Thursday 26 August 2010

FAIR? Who are Clegg and Cameron kidding?

According to a report by the Institute of Fiscal Studies (IFS), the Budget has hit poorest families the hardest.

From the BBC

http://www.bbc.co.uk/news/business-11086137

In George Osborne's June Budget, the chancellor increased VAT from 17.5% to 20% and cut welfare spending.

Child benefit and public sector pay were frozen and 25% cut from public service spending.

The IFS said: "Low-income households of working age lose the most as a proportion of income from the tax and benefit reforms announced in the emergency Budget.

"Those who lose the least are households of working age without children in the upper half of the income distribution.
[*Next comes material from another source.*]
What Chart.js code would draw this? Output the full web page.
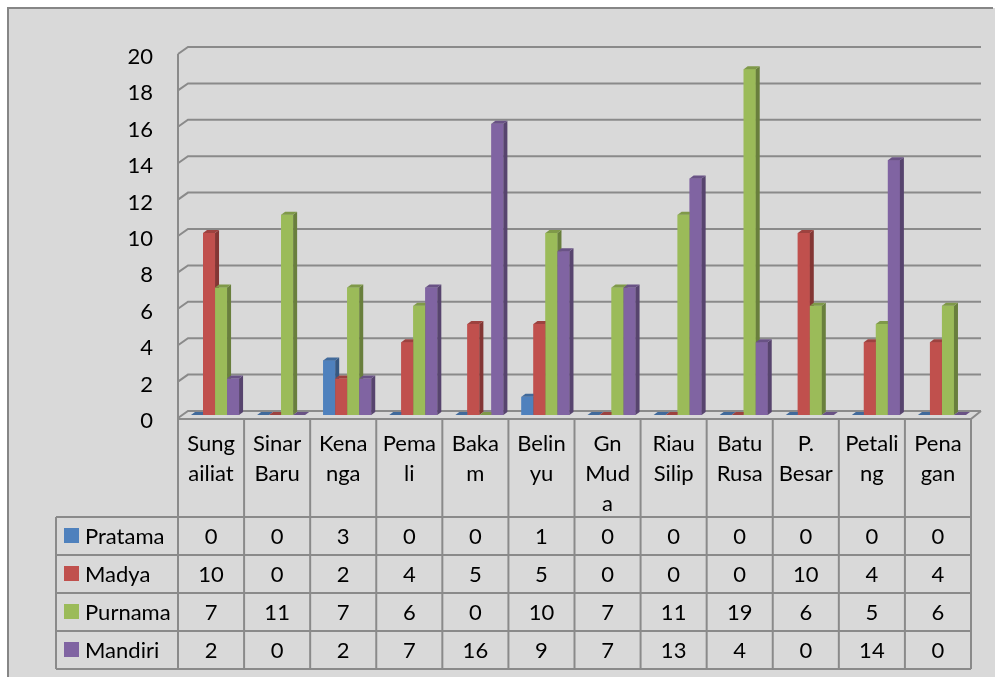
<!DOCTYPE html>
<html>
<head>
<meta charset="utf-8">
<script src="https://cdn.jsdelivr.net/npm/chart.js@4/dist/chart.umd.min.js"></script>
<style>
html,body{margin:0;padding:0;background:#fff;}
#wrap{width:995px;height:677px;}
</style>
</head>
<body>
<div id="wrap"><canvas id="c" width="995" height="677"></canvas></div>
<script>
// ---- data ----
const categories = [["Sung","ailiat"],["Sinar","Baru"],["Kena","nga"],["Pema","li"],["Baka","m"],["Belin","yu"],["Gn","Mud","a"],["Riau","Silip"],["Batu","Rusa"],["P.","Besar"],["Petali","ng"],["Pena","gan"]];
const seriesNames = ["Pratama","Madya","Purnama","Mandiri"];
const pratama = [0,0,3,0,0,1,0,0,0,0,0,0];
const madya   = [10,0,2,4,5,5,0,0,0,10,4,4];
const purnama = [7,11,7,6,0,10,7,11,19,6,5,6];
const mandiri = [2,0,2,7,16,9,7,13,4,0,14,0];
const yMin = 0, yMax = 20, yStep = 2;

// ---- styles ----
const seriesColors = ["#4f81bd","#c0504d","#9bbb59","#8064a2"];
const FONT = 'Lato, "Open Sans", sans-serif';
const LINE = '#8a8a8a';
const seriesValues = [pratama, madya, purnama, mandiri];

function shade(hex, f){
  const n = parseInt(hex.slice(1),16);
  const r = Math.round(((n>>16)&255)*f), g = Math.round(((n>>8)&255)*f), b = Math.round((n&255)*f);
  return 'rgb('+r+','+g+','+b+')';
}

const FRONT_SHIFT = 4;   // table / axis front edge left of bar area
const DEPTH_X = 10, DEPTH_Y = 7;

const bgPlugin = {
  id: 'bg',
  beforeDraw(chart){
    const ctx = chart.ctx;
    ctx.save();
    ctx.fillStyle = '#ffffff'; ctx.fillRect(0,0,chart.width,chart.height);
    ctx.fillStyle = '#d9d9d9'; ctx.fillRect(8,8,chart.width-8,chart.height-8);
    ctx.strokeStyle = '#868686'; ctx.lineWidth = 2;
    ctx.beginPath(); ctx.moveTo(8,chart.height); ctx.lineTo(8,8); ctx.lineTo(chart.width-2,8); ctx.stroke();
    ctx.restore();
  },
  beforeDatasetsDraw(chart){
    const ctx = chart.ctx, ys = chart.scales.y, ca = chart.chartArea;
    const fx = ca.left - FRONT_SHIFT, bx = fx + DEPTH_X;
    const fr = ca.right - FRONT_SHIFT, br = fr + DEPTH_X;
    ctx.save();
    ctx.strokeStyle = LINE; ctx.lineWidth = 2; ctx.lineJoin = 'miter';
    ys.ticks.forEach(t => {
      const p = ys.getPixelForValue(t.value);
      ctx.beginPath();
      ctx.moveTo(fx, p+3); ctx.lineTo(bx, p+3-DEPTH_Y); ctx.lineTo(br, p+3-DEPTH_Y);
      ctx.stroke();
    });
    // floor front edge
    const p0 = ys.getPixelForValue(yMin);
    ctx.beginPath();
    ctx.moveTo(fx, p0+4); ctx.lineTo(fr, p0+4); ctx.lineTo(br, p0+3-DEPTH_Y);
    ctx.stroke();
    ctx.restore();
  },
  afterDatasetsDraw(chart){
    const ctx = chart.ctx;
    const n = categories.length;
    const dx = 4, dy = 3;
    ctx.save();
    for (let i = 0; i < n; i++){
      for (let d = 0; d < seriesValues.length; d++){
        const el = chart.getDatasetMeta(d).data[i];
        const pr = el.getProps(['x','y','base','width'], true);
        const l = pr.x - pr.width/2, r = pr.x + pr.width/2, top = pr.y, base = pr.base;
        const c = seriesColors[d];
        ctx.fillStyle = c;
        ctx.fillRect(l, top, r-l, base-top);
        ctx.fillStyle = shade(c, 0.68);
        ctx.beginPath();
        ctx.moveTo(r, top); ctx.lineTo(r+dx, top-dy); ctx.lineTo(r+dx, base-dy); ctx.lineTo(r, base); ctx.closePath();
        ctx.fill();
        ctx.fillStyle = shade(c, 0.82);
        ctx.beginPath();
        ctx.moveTo(l, top); ctx.lineTo(l+dx, top-dy); ctx.lineTo(r+dx, top-dy); ctx.lineTo(r, top); ctx.closePath();
        ctx.fill();
      }
    }
    ctx.restore();
  },
  afterDraw(chart){
    const ctx = chart.ctx, ca = chart.chartArea, ys = chart.scales.y;
    const n = categories.length;
    const x0 = ca.left - FRONT_SHIFT;
    const colW = (ca.right - ca.left) / n;
    const xEnd = x0 + colW*n;
    const legendLeft = 56;
    const headTop = ys.getPixelForValue(yMin) + 4;
    const rowTop = 517, rowH = 38;
    const tableBottom = rowTop + rowH*seriesNames.length;
    ctx.save();
    ctx.strokeStyle = LINE; ctx.lineWidth = 2;
    ctx.beginPath();
    ctx.moveTo(x0, ys.getPixelForValue(yMax)+3); ctx.lineTo(x0, tableBottom); ctx.stroke();
    for (let i = 1; i <= n; i++){
      const x = x0 + colW*i;
      ctx.beginPath(); ctx.moveTo(x, headTop); ctx.lineTo(x, tableBottom); ctx.stroke();
    }
    ctx.beginPath(); ctx.moveTo(legendLeft, rowTop); ctx.lineTo(legendLeft, tableBottom); ctx.stroke();
    for (let r = 0; r <= seriesNames.length; r++){
      const y = rowTop + rowH*r;
      ctx.beginPath(); ctx.moveTo(legendLeft, y); ctx.lineTo(xEnd, y); ctx.stroke();
    }
    ctx.font = '22px ' + FONT;
    ctx.textBaseline = 'middle';
    for (let r = 0; r < seriesNames.length; r++){
      const cy = rowTop + rowH*r + rowH/2;
      ctx.fillStyle = seriesColors[r];
      ctx.fillRect(64, cy-8, 15, 15);
      ctx.fillStyle = '#000';
      ctx.textAlign = 'left';
      ctx.fillText(seriesNames[r], 85, cy+1);
      ctx.textAlign = 'center';
      for (let i = 0; i < n; i++){
        ctx.fillText(String(seriesValues[r][i]), x0 + colW*i + colW/2, cy+1);
      }
    }
    ctx.restore();
  }
};

new Chart(document.getElementById('c'), {
  type: 'bar',
  data: {
    labels: categories,
    datasets: seriesNames.map((name, d) => ({
      label: name,
      data: seriesValues[d],
      backgroundColor: seriesColors[d],
      borderWidth: 0,
      categoryPercentage: 0.727,
      barPercentage: 1.0
    }))
  },
  options: {
    responsive: false,
    animation: false,
    layout: { padding: { top: 51, left: 0, right: 20, bottom: 0 } },
    plugins: { legend: { display: false }, tooltip: { enabled: false } },
    scales: {
      x: {
        grid: { display: false, drawTicks: false },
        border: { display: false },
        afterFit(scale){ scale.height = 262; },
        ticks: {
          autoSkip: false, maxRotation: 0, minRotation: 0,
          padding: 14, labelOffset: -FRONT_SHIFT,
          color: '#000',
          font: { family: FONT, size: 22, lineHeight: 1.37 }
        }
      },
      y: {
        min: yMin, max: yMax,
        grid: { display: false, drawTicks: false },
        border: { display: false },
        afterFit(scale){ scale.width = 182; },
        ticks: {
          stepSize: yStep, padding: 29, labelOffset: 6,
          color: '#000',
          font: { family: FONT, size: 22 }
        }
      }
    }
  },
  plugins: [bgPlugin]
});
</script>
</body>
</html>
"They do not lose out from cuts in welfare spending, and they are the biggest beneficiaries from the increase in the income tax personal allowance."

The report also questioned the government's decision to use the Consumer Prices Index (CPI) instead of the Retail Prices Index (RPI) when calculating certain benefits.

The report said that more than three-quarters of benefit claimants were affected by increases in housing costs, which are included in the RPI.

Many analysts say that government spending cuts often have a disproportionate impact on the poorest households.

They site the example of Canada, which cut spending sharply in the 1990s and saw the gap between rich and poor widen. The same phenomenon has occurred in Sweden and Finland, they say.

Timescales

The BBC's chief economics correspondent Hugh Pym says the disagreement between the Treasury and the IFS over their forecasts was about timescales.

When George Osborne said in the Budget the measures were progressive, he was referring to changes taking effect by 2012. The IFS argues that we should look at a longer period, up to 2014, taking in a fuller range of measures including cuts to housing benefit.

On that basis, the IFS stands by its analysis that the full package of measures, taking in Alistair Darling's last Budget and Mr Osborne's changes, is regressive, our correspondent says.